“They tell me ‘Hussle dumb it down, you might confuse ’em’
This ain’t that weirdo rap you motherf—ers used to”
In 2013 Nipsey Hussle hit a new level of widespread recognition when his “Crenshaw” mixtape reportedly made $100,000 in just one night. That’s an impressive accomplishment even for somebody with the word “Hustle” in his nom de plume. How did he do it? He only pressed one thousand copies of the album and sold them for $100 each. One apocryphal tale stated Shawn Carter himself bought a hundred copies for ten grand, a story that quickly circulated online and gave Hussle a reputation as both smart entrepeneur and up-and-coming rapper. None of Nipsey’s hustle happened overnight though despite the impression this news made. He had been rapping and releasing mixtapes since the mid-2000’s, was a XXL “Freshman” in 2010, and based on the buzz he had at the time signed a deal with Epic Records. That deal fell apart without an album being released though.
Eight years later we are FINALLY getting Nipsey Hussle’s first official studio album. It’s understandable that he wants to call it “Victory Lap” given how long it took to cross the finish line and put something on store shelves. The real victory may be his music video for “Last Time That I Checc’d” featuring fellow Cali rapper YG. Crip and Blood meet each other as equals instead of rivals, dipped in their respective colors in a studio painted to match, freely crossing over to each other’s side to show respect. Both men floss their wealth and whips with equal abandon, with Nipsey laying down his hustle game in the chorus.
“Last time that I checked, it was five chains on my neck
It was no smut on my rep
Last time that I checked, I was sellin zones in the set
Make a quarter mill’ no sweat
Last time that I checked, I’m the street’s voice out West
Legendary self-made progress
Last time that I checked, first get the money then respect
then the power and the hoes come next”
The unity shown in the video is impressive. The philosophy of getting ahead without someone pushing him to the mainsteram is equally so. “No co-sign/I ain’t need radio to do mine, I done fine.” A lengthy list of production credits accompanies the song: Mike & Keys, Rance of 1500 or Nothin’, BrodyTheGr8 & Kacey Khaliel. I wouldn’t take a single one of them out of the studio because this track THUMPS HARD. It’s the kind of track that makes me resent the cold winter months of the Midwest, because it’s meant for dropping the top and booming loud as hell, but I’d freeze my ass off doing that right now. Production and guest stars continue to be strengths of “Victory Lap” throughout. Puff Daddy cameos on (but does not produce) “Young Nigga,” Kendrick Lamar reps Compton on “Dedication” and The-Dream guests on the Mike & Keys produced “Million While You Young” just to name a few.

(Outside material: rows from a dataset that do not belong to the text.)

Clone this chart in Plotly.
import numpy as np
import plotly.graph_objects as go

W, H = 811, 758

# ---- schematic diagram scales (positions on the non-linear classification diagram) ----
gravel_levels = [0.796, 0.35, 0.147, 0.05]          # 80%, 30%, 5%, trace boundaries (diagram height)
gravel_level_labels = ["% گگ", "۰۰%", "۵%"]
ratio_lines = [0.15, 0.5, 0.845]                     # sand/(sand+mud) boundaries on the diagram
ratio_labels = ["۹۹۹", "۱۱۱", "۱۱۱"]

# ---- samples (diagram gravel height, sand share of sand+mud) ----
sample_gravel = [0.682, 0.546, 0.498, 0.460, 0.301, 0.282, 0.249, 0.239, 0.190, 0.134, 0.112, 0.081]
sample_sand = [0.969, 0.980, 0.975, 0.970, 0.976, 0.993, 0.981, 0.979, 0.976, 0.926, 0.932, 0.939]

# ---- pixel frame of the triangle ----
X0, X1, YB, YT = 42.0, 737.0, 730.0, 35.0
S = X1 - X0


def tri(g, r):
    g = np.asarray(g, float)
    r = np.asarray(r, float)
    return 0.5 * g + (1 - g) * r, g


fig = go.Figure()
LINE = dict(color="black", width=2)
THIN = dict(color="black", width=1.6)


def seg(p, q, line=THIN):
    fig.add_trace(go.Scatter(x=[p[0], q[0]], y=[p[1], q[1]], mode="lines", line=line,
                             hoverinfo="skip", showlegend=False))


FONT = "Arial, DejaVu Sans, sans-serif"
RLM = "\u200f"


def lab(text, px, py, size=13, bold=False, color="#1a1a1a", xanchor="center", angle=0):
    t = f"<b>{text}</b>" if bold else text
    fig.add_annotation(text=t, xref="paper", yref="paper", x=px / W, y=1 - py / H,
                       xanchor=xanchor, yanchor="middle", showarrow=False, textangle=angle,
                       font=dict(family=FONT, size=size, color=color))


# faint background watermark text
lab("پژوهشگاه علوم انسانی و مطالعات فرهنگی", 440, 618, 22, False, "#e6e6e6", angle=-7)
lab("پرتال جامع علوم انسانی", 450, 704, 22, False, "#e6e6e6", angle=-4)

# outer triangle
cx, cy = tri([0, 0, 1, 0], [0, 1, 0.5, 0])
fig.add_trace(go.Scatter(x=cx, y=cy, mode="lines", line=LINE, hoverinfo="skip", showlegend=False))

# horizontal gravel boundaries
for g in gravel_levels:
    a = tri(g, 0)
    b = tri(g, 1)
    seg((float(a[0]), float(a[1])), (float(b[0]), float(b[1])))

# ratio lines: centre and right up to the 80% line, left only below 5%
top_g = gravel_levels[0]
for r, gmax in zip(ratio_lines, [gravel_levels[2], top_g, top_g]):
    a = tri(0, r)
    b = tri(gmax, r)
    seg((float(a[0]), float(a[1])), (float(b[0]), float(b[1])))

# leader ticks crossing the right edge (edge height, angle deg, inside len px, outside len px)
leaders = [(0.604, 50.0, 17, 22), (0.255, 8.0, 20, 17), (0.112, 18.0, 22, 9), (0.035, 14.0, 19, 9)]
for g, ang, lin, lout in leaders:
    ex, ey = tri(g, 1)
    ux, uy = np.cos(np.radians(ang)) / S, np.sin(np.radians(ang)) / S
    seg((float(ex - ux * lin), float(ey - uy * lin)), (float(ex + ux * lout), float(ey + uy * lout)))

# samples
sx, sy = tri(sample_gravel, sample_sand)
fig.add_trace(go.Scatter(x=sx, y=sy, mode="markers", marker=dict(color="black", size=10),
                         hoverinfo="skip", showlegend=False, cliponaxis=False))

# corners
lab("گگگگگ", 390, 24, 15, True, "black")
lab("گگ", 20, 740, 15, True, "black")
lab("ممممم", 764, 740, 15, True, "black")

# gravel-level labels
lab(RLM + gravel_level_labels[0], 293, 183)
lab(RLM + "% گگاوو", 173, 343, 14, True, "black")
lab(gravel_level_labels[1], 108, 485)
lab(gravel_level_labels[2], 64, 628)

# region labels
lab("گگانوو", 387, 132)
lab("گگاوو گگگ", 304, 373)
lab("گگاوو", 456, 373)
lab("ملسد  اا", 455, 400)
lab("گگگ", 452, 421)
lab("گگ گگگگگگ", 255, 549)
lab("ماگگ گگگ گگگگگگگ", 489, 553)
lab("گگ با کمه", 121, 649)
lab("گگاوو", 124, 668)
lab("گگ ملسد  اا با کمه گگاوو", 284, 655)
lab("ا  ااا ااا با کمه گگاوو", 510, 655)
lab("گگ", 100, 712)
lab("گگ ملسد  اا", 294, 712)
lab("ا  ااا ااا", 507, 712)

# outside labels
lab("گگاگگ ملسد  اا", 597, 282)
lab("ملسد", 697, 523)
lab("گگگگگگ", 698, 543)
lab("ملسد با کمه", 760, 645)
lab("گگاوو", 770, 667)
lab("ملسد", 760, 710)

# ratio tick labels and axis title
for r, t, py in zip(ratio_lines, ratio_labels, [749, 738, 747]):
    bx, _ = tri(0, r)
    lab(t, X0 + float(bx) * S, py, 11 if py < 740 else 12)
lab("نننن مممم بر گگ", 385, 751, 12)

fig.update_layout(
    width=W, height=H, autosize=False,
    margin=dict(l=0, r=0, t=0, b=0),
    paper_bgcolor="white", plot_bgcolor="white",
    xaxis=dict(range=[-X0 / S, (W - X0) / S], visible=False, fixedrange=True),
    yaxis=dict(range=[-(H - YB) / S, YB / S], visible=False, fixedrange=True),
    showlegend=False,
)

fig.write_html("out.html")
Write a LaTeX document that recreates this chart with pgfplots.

What ties all of the different songs with their different guests and producers together is Nipsey’s vocal swagger. The first time I heard Hussle he instantly reminded me of other Cali rappers I enjoy like the aforementioned Lamar and DJ Quik among others, with a little bit of raspiness that’s not at all irritating. It gives him a built-in “scratchy record” quality, creating a warm and comfortable feeling that he’s been around the block for far longer than his 32 years. Even though first impressions would lead you to believe that he’s just out to get rich and get laid, a deeper philosophy emerges on songs like “Loaded Bases” featuring CeeLo Green. “Can’t buy that bulls–t that they sell niggaz/they bring drugheads and jail niggas/look at all these ways they derail niggaz.” Preach bro.
At this point it’s only fair to note that even amongst our own staff there is a wide variance of opinion on Nipsey’s talent. I’d also be remiss if I didn’t cool down what seems to be a remarkbly hot take on “Victory Lap.” Not every one of these 16 tracks is enough of a gem to take to the jeweler and put a ring on it. “Succa Proof” is just THERE. The track doesn’t move me one way or the other, and Hussle seems to be “yelling” more than rapping, an occasional trap he falls into on songs. I appreciate the emotional intensity but not at the expense of feeling like every bar is punched in one line at a time like an early Eazy-E record. You also can’t help but notice an overall theme with song titles that use double C’s or reference his “Blue Laces.” Hussle presents himself as largely color blind in his collaborations with YG and I don’t take him as set tripping, but I can also see how you might want to be mindful of what parties you’d play his music at. I’d also like to see Hussle rebel more against going with the grain. The opening quote of this review was from the opening and title track of this album, and for me at least it set higher expectations that Nipsey would be unconventional and not follow trends. SOMETIMES he lives up to that potential, and sometimes he just raps about being a self-made millionaire. Hussle, I respect your hustle, but you’ve already shown an ability to bridge the divide between West and East, red and blue, gangster music and the mainstream. Take that skill and build a bridge to even greater heights. I know you have it in you.